The legislature is considering a 10-year ,$3 billion bond plan for road construction across the state. That is a lot of money, and voters (read: taxpayers) will not have a say in its final approval, which could add as much as $300 million in new debt each year. Putting a bond for roads on the ballot might raise questions about the Connect NC bond package passed in 2016, which sounds like it should have paid for roads, but actually pays for construction at universities, community colleges, the NC Zoo, state parks, and other government-owned facilities.

A vote would have been needed if the legislature followed Treasurer Dale Folwell’s advice to put the “full fait and credit” of North Carolina behind the new debt. Instead, the bonds will be paid from transportation revenue, which classifies them as “Special Indebtedness” that can be passed without a referendum. Special indebtedness was last used to provide startup funds to the NC Turnpike Authority and was rated two steps below the “AAA” credit rating for which state government officials are justifiably proud. In other words, it was riskier than General Obligation bonds backed by the full faith and credit of the state.

Riskier debt is more expensive. Generally, a borrow pays 25 basis points, or 0.25% more with each step down in quality. Two steps would mean half a percentage point, which doesn’t sound like much until you consider that the benchmark 10-year municipal bond is 2.45% as I write this, so the increase would increase the interest payments by more than one-fifth, or about $2.7 million per $100 million borrowed over ten years, in present value terms or up to $80 million for the full debt package.

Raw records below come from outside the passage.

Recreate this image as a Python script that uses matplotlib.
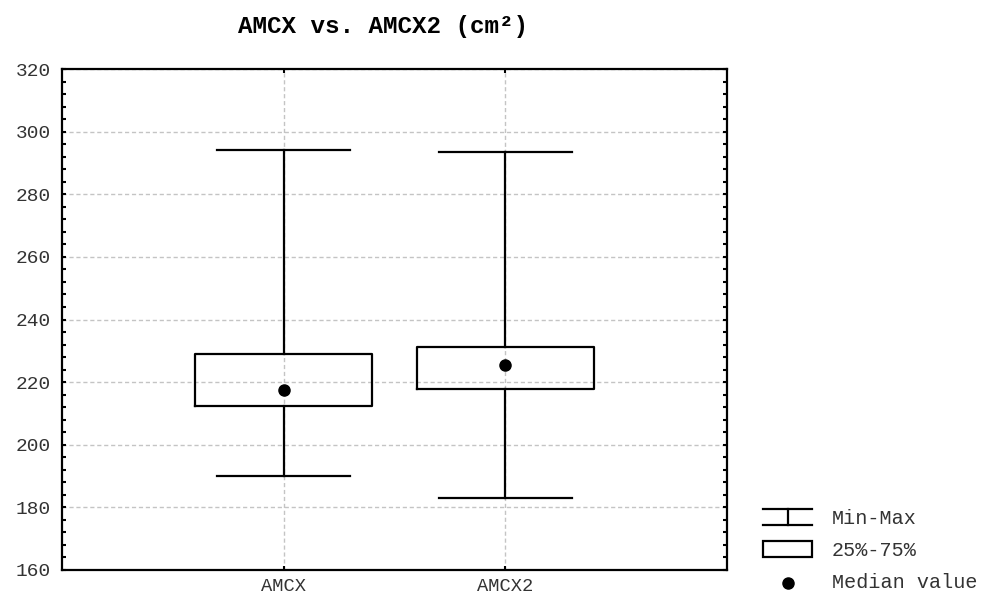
import matplotlib.pyplot as plt
from matplotlib.patches import Rectangle
from matplotlib.ticker import MultipleLocator

# summary stats per variable (cm²)
names = ["AMCX", "AMCX2"]
mins = [190.0, 183.0]
q25 = [212.5, 217.9]
medians = [217.4, 225.4]
q75 = [229.0, 231.1]
maxs = [294.2, 293.6]

yticks = [160, 180, 200, 220, 240, 260, 280, 300, 320]

plt.rcParams['font.family'] = ['Liberation Mono', 'DejaVu Sans Mono']

fig = plt.figure(figsize=(9.82, 5.97), dpi=100)
ax = fig.add_axes([62/982, 1-570/597, 665/982, 501/597])

stats = []
for i in range(len(names)):
    stats.append({"label": names[i], "whislo": mins[i], "q1": q25[i], "med": medians[i],
                  "q3": q75[i], "whishi": maxs[i], "fliers": []})

pos = list(range(1, len(names) + 1))
ax.bxp(stats, positions=pos, widths=0.8, capwidths=0.6, showfliers=False,
       boxprops=dict(color="black", linewidth=1.6),
       whiskerprops=dict(color="black", linewidth=1.6),
       capprops=dict(color="black", linewidth=1.6),
       medianprops=dict(linestyle="none"), zorder=3)
ax.plot(pos, medians, "o", color="black", markersize=8, zorder=4)

ax.set_xlim(0, 3)
ax.set_ylim(160, 320)
ax.set_yticks(yticks)
ax.yaxis.set_minor_locator(MultipleLocator(4))
ax.set_xticks(pos)
ax.set_xticklabels(names)
ax.grid(True, which="major", color="#c4c4c4", linestyle=(0, (3, 2)), linewidth=1.0, zorder=0)
ax.tick_params(which="both", direction="in", length=3, width=1.5, right=True, top=True,
               labelsize=14, labelcolor="#333333", pad=8)
ax.tick_params(axis="x", pad=6, labelsize=13.5)
for s in ax.spines.values():
    s.set_linewidth(1.6)

fig.text(383/982, 1-27/597, "AMCX vs. AMCX2 (cm²)", ha="center", va="center",
         fontsize=17.5, fontweight="bold")

# legend drawn by hand
lg = fig.add_axes([0, 0, 1, 1], facecolor="none")
lg.set_xlim(0, 982)
lg.set_ylim(597, 0)
lg.axis("off")
lg.plot([763, 812], [509, 509], color="black", lw=1.6)
lg.plot([763, 812], [525, 525], color="black", lw=1.6)
lg.plot([788, 788], [509, 525], color="black", lw=1.6)
lg.add_patch(Rectangle((763, 541), 49, 16, fill=False, edgecolor="black", lw=1.6))
lg.plot([788], [583], "o", color="black", markersize=8)
for y, t in [(518, "Min-Max"), (550, "25%-75%"), (583, "Median value")]:
    lg.text(832, y, t, va="center", ha="left", fontsize=14.5, color="#333333")

fig.savefig("out.png", dpi=100)
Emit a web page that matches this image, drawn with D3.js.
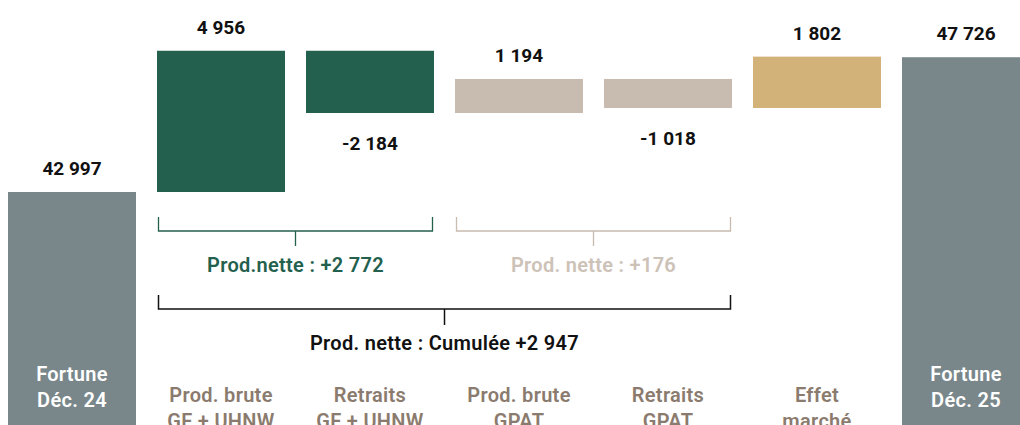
<!DOCTYPE html>
<html lang="fr">
<head>
  <meta charset="UTF-8">
  <title>Fortune - pont Déc. 24 / Déc. 25</title>
  <style>
    body { margin: 0; background: #fff; }
    svg { display: block; font-family: Roboto, "Noto Sans", sans-serif; }
  </style>
  <script src="https://d3js.org/d3.v7.min.js"></script>
</head>
<body>
  <svg id="chart"></svg>
  <script>
    const width = 1020, height = 425;

    // data
    const categories = ['dec24', 'brGF', 'retGF', 'brGPAT', 'retGPAT', 'marche', 'dec25'];
    const labels = [
      ['Fortune', 'Déc. 24'], ['Prod. brute', 'GF + UHNW'], ['Retraits', 'GF + UHNW'],
      ['Prod. brute', 'GPAT'], ['Retraits', 'GPAT'], ['Effet', 'marché'], ['Fortune', 'Déc. 25']
    ];
    const values = [42997, 4956, -2184, 1194, -1018, 1802, 47726];
    const kinds = ['total', 'gf', 'gf', 'gpat', 'gpat', 'market', 'total'];
    const valueLabels = ['42 997', '4 956', '-2 184', '1 194', '-1 018', '1 802', '47 726'];

    // brackets: first and last category covered, label
    const brackets = [
      { from: 'brGF', to: 'retGF', text: 'Prod.nette : +2 772', kind: 'gf', row: 0 },
      { from: 'brGPAT', to: 'retGPAT', text: 'Prod. nette : +176', kind: 'gpatText', row: 0 },
      { from: 'brGF', to: 'retGPAT', text: 'Prod. nette : Cumulée +2 947', kind: 'cumul', row: 1 }
    ];

    const colors = {
      total: '#79878b', gf: '#24604e', gpat: '#c8bbaf', market: '#d3b27a',
      gpatText: '#cdc2b7', cumul: '#111111', catText: '#8b7b6e'
    };

    const svg = d3.select('#chart').attr('width', width).attr('height', height);

    const x = d3.scaleBand()
      .domain(categories)
      .range([8, 1030])
      .paddingInner(21 / 149)
      .paddingOuter(0);

    // broken axis : only the top of the totals is shown
    const y = d3.scaleLinear()
      .domain([42997, 47997])
      .range([192, 49.5]);

    // waterfall steps
    let run = 0;
    const bars = categories.map((c, i) => {
      const v = values[i];
      let y0, y1;
      if (kinds[i] === 'total') {
        y0 = y(v); y1 = height;
        run = v;
      } else {
        const start = run, end = run + v;
        y0 = y(Math.max(start, end));
        y1 = y(Math.min(start, end));
        run = end;
      }
      return { c, i, v, y0, y1, kind: kinds[i] };
    });

    svg.append('g')
      .selectAll('rect')
      .data(bars)
      .join('rect')
      .attr('x', d => x(d.c))
      .attr('y', d => d.y0)
      .attr('width', x.bandwidth())
      .attr('height', d => d.y1 - d.y0)
      .attr('fill', d => colors[d.kind]);

    // value labels
    svg.append('g')
      .selectAll('text')
      .data(bars)
      .join('text')
      .attr('x', d => x(d.c) + x.bandwidth() / 2)
      .attr('y', d => d.v < 0 ? d.y1 + 37 : d.y0 - 17)
      .attr('text-anchor', 'middle')
      .attr('font-size', 19)
      .attr('font-weight', 700)
      .attr('fill', '#111')
      .text(d => valueLabels[d.i]);

    // category labels
    const cat = svg.append('g')
      .selectAll('text')
      .data(bars)
      .join('text')
      .attr('text-anchor', 'middle')
      .attr('font-size', 20)
      .attr('font-weight', 600)
      .attr('letter-spacing', 0.3)
      .attr('fill', d => d.kind === 'total' ? '#ffffff' : colors.catText)
      .attr('x', d => x(d.c) + x.bandwidth() / 2)
      .attr('y', d => d.kind === 'total' ? 381 : 402);
    cat.selectAll('tspan')
      .data(d => labels[d.i].map(t => ({ t, d })))
      .join('tspan')
      .attr('x', o => x(o.d.c) + x.bandwidth() / 2)
      .attr('dy', (o, j) => j === 0 ? 0 : 26)
      .text(o => o.t);

    // brackets
    const rows = [{ line: 231, top: 217, tick: 246, text: 272 }, { line: 309, top: 295, tick: 325, text: 350 }];
    const bg = svg.append('g').attr('fill', 'none');
    brackets.forEach(b => {
      const r = rows[b.row];
      const x0 = x(b.from) + 1.5, x1 = x(b.to) + x.bandwidth() - 1.5;
      const xm = (x0 + x1) / 2;
      const col = b.kind === 'gpatText' ? colors.gpat : colors[b.kind];
      bg.append('path')
        .attr('d', `M${x0},${r.top}V${r.line}H${x1}V${r.top}M${xm},${r.line}V${r.tick}`)
        .attr('stroke', col)
        .attr('stroke-width', b.row === 1 ? 1.5 : 1.3);
      svg.append('text')
        .attr('x', xm)
        .attr('y', r.text)
        .attr('text-anchor', 'middle')
        .attr('font-size', 20)
        .attr('font-weight', 600)
        .attr('letter-spacing', 0.3)
        .attr('fill', colors[b.kind])
        .text(b.text);
    });
  </script>
</body>
</html>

It is not clear how quickly the bonds would be accessed based on projects in the strategic transportation investment program, or if they would be accessed at all if the Treasurer has to approve each round. Higher costs of borrowing would be an argument against approval each time and also caution against approval of the overall package now. The Department of Transportation made its case for this borrowing in February without consideration of the cost. Prudence would suggest making the debt subject to voter approval in November instead of rushing forward with this more expensive debt.